--- begin ---

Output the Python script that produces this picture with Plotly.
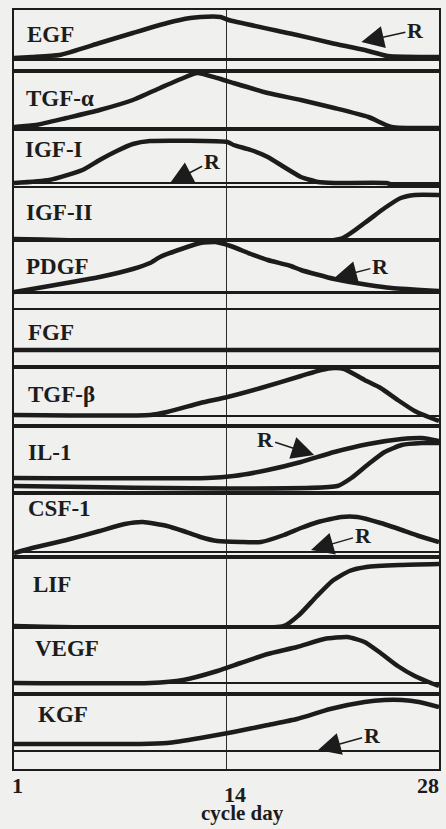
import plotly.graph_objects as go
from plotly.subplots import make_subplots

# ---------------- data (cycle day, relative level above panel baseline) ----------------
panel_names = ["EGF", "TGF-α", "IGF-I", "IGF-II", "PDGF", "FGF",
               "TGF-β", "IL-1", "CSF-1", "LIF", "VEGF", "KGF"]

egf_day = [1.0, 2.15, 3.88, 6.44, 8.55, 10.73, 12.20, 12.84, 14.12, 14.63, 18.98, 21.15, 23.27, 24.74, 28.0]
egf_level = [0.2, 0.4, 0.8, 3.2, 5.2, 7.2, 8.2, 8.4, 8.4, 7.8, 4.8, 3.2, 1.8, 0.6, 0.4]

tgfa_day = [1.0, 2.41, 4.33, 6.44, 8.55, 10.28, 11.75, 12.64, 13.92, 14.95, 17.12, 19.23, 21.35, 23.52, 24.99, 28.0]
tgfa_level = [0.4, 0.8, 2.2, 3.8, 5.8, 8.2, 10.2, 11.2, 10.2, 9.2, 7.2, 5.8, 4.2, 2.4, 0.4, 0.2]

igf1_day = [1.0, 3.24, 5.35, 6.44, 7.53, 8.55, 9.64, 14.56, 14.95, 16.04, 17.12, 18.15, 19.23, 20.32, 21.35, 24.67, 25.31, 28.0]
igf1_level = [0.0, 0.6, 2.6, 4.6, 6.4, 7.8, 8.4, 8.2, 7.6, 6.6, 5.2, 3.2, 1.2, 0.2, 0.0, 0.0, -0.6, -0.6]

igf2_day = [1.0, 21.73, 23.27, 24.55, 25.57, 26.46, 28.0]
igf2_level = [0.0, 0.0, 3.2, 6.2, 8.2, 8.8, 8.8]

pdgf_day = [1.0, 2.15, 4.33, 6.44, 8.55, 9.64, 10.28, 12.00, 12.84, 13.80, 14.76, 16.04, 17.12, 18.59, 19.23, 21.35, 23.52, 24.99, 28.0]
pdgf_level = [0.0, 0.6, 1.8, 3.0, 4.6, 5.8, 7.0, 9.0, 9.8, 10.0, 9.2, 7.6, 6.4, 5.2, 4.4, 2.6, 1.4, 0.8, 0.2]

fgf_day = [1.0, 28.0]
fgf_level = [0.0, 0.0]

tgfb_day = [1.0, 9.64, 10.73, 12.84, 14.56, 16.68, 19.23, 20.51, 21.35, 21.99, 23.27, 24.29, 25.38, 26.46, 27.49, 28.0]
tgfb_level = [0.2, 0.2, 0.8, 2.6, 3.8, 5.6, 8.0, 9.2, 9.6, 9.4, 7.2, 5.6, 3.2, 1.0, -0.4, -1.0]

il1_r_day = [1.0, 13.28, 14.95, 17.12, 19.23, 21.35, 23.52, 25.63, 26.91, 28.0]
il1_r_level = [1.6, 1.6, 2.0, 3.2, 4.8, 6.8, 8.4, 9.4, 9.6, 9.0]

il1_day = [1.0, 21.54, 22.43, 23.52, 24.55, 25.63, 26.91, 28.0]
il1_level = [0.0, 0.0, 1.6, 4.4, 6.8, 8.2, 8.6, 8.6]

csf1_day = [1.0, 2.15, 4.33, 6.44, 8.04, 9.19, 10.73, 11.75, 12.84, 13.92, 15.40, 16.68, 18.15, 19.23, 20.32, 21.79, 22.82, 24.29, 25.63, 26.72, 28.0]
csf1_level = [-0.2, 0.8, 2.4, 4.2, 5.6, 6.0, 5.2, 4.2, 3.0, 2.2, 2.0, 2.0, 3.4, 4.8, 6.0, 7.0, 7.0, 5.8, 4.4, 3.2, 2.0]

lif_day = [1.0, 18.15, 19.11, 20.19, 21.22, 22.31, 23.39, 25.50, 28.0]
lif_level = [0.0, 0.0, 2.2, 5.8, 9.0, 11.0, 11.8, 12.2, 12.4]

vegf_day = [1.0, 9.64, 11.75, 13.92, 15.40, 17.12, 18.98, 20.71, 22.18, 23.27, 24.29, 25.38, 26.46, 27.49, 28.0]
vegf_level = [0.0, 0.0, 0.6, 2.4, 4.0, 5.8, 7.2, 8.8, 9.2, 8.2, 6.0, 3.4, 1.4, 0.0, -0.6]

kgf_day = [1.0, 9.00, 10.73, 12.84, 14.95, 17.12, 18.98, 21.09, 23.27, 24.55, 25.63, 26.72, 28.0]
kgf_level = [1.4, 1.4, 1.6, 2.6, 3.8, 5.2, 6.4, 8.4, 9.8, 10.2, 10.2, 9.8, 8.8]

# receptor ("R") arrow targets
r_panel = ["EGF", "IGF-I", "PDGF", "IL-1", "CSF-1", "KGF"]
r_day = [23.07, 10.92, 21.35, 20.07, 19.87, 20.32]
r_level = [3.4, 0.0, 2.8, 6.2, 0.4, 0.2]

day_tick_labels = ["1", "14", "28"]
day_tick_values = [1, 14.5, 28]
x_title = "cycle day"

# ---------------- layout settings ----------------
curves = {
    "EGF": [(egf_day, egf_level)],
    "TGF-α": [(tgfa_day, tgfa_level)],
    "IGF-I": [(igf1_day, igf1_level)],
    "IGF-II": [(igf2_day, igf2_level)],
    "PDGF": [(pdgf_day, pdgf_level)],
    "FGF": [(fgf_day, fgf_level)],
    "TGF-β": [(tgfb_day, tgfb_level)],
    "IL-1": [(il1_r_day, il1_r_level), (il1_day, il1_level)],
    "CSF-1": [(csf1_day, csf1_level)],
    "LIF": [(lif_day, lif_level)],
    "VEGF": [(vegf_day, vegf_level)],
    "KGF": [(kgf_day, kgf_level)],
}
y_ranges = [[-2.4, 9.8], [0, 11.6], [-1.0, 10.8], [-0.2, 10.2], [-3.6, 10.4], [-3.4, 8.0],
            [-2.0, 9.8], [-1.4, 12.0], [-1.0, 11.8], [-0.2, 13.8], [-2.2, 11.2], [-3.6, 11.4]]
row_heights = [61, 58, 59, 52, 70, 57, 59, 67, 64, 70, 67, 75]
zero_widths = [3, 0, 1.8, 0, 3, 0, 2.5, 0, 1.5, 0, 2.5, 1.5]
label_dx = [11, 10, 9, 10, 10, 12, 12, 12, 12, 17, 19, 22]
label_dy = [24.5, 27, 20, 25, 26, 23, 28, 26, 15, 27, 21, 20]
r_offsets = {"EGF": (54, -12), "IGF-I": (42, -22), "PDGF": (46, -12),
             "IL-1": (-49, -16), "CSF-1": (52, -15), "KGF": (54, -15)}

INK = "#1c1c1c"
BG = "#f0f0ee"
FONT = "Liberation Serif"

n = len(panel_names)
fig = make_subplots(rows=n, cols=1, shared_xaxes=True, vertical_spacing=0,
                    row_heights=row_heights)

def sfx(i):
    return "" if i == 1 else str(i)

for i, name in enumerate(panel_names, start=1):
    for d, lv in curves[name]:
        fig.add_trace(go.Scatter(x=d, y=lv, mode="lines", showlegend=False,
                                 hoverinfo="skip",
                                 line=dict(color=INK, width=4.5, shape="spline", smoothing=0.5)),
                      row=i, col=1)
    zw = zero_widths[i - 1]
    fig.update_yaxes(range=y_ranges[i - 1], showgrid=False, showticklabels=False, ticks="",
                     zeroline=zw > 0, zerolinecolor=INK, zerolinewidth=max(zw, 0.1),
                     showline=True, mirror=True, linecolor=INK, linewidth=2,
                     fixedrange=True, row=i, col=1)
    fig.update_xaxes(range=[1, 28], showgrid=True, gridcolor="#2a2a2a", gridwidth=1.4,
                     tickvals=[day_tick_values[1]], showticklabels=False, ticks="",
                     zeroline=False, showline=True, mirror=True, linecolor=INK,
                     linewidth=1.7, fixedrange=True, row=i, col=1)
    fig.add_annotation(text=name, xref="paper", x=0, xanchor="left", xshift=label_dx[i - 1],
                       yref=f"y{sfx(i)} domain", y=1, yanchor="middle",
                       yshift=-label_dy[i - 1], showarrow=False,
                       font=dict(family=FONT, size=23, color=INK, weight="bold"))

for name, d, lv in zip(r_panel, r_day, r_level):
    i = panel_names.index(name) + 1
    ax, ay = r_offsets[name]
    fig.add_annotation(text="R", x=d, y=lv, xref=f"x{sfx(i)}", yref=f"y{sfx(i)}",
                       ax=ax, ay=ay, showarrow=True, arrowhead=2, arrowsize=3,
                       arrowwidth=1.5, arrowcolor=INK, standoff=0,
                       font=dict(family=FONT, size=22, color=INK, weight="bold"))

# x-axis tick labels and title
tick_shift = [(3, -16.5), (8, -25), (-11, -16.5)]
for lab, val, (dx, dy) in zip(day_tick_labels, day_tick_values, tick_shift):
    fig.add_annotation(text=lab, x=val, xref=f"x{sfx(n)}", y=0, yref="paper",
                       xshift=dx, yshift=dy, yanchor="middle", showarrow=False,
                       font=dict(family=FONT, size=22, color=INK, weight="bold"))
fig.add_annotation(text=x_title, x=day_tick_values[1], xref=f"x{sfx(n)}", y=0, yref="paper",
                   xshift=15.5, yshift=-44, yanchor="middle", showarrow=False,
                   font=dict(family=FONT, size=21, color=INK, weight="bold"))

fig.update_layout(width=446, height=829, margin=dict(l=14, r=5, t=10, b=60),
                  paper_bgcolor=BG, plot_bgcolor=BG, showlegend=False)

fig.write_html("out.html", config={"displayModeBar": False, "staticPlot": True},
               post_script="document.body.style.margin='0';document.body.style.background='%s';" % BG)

--- end ---

**WORK TO DO**.
Skip the pictures and restate exactly the lines from the beginning of the listing to the line with "1.8, 0.6, 0.4]", that line included.

**REPLY**.
Output the Python script that produces this picture with Plotly.
import plotly.graph_objects as go
from plotly.subplots import make_subplots

# ---------------- data (cycle day, relative level above panel baseline) ----------------
panel_names = ["EGF", "TGF-α", "IGF-I", "IGF-II", "PDGF", "FGF",
               "TGF-β", "IL-1", "CSF-1", "LIF", "VEGF", "KGF"]

egf_day = [1.0, 2.15, 3.88, 6.44, 8.55, 10.73, 12.20, 12.84, 14.12, 14.63, 18.98, 21.15, 23.27, 24.74, 28.0]
egf_level = [0.2, 0.4, 0.8, 3.2, 5.2, 7.2, 8.2, 8.4, 8.4, 7.8, 4.8, 3.2, 1.8, 0.6, 0.4]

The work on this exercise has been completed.